Nick Bruno and Troy Quane’s Nimona (2023) is a funny, sad, and sweet animated film that requires its viewers to carefully consider our society’s typical demand that people remain steadfast to one unchanging identity. The film is based on a webcomic series by the award-winning cartoonist ND Stevenson. While artists should not be conflated with their art, Stevenson’s insights as a transmasculine non-binary person undoubtedly inform the challenges of the titular character.
As the film opens, we learn that Gloreth, a woman who initially drove a fire-breathing dragon away from the kingdom a thousand years before, founded an “elite force of knights and decreed that their descendants would protect the kingdom for generations to come” and walled the city off from the rest of the world. In the present day, we land in a techno-medieval world where the knighting of the commoner Ballister “Bal” Boldheart (Riz Ahmed) subverts the hereditary hierarchy. When Bal’s sword kills the queen, even his boyfriend Ambrosius Goldenlion’s (Eugene Lee Yang) status as Gloreth’s direct descendant is no protection against Bal’s “upstart” status or the crime for which he is framed, maimed, reviled, and pursued.
Into Bal’s isolation and distress waltzes Nimona (Chloë Grace Moretz), a wannabe sidekick seeking connection and validation in what Nimona imagines will be a villain/henchman relationship. She’s out to help Bal “get revenge on the cold cruel world.” But despite his own outsider status and the public dismay directed at his ascent to knighthood, Bal struggles mightily to accept his new companion and literal lifesaver. And it is here that the film makes its most interesting and relevant point: even in a world that is diverse in race and orientation, Nimona’s existence and insistence upon autonomy still poses a challenge for otherwise progressive people.

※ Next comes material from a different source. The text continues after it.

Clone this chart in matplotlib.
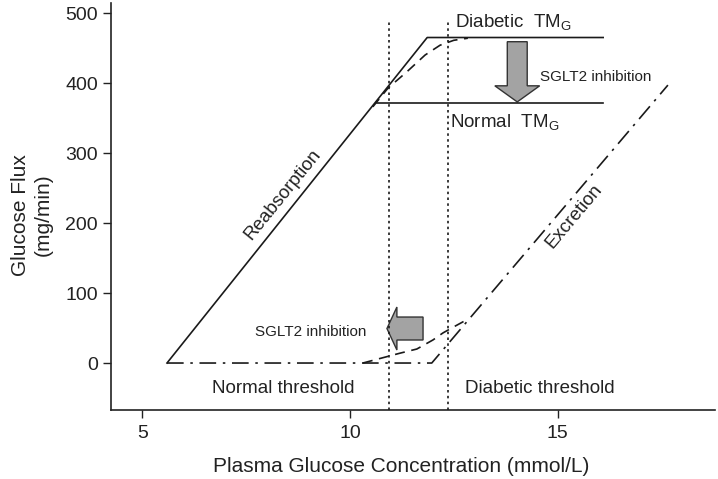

As a person who is “better and [has] worked harder,” Bal represents any minority who has had to be not just as good but better than those born into privilege to gain any measure of acceptance. While the characters are diverse, women occupy positions of power, and Bal’s love for Ambrosius is presented without any sly winks in dialogue or character design, he is still treated as an other due to his “street kid” background. “Commoner” is used as an insult, and his armor is gray and black, unlike the platinum tones of the other candidates for knighthood. Bal is well-positioned to empathize with other outsiders, but due to his socialization, true and meaningful acceptance of Nimona winds up a heavy lift.
Bal initially identifies Nimona as a “little girl” even as Nimona’s arm rests on and stops a rotating table saw. Here, Nimona responds to the “little” by asking “how old do you think I am?” and lets “girl” slide for the moment. But Nimona is neither of those things: they are themself quite Other, a shapeshifter who uses their powers to free Bal from imprisonment. Bal nearly calls them a monster, a term Nimona vehemently rejects, and he then asks what they are. The answer is simply “I’m Nimona,” an answer repeated throughout the film, and an answer Bal questions until it is nearly too late for everyone.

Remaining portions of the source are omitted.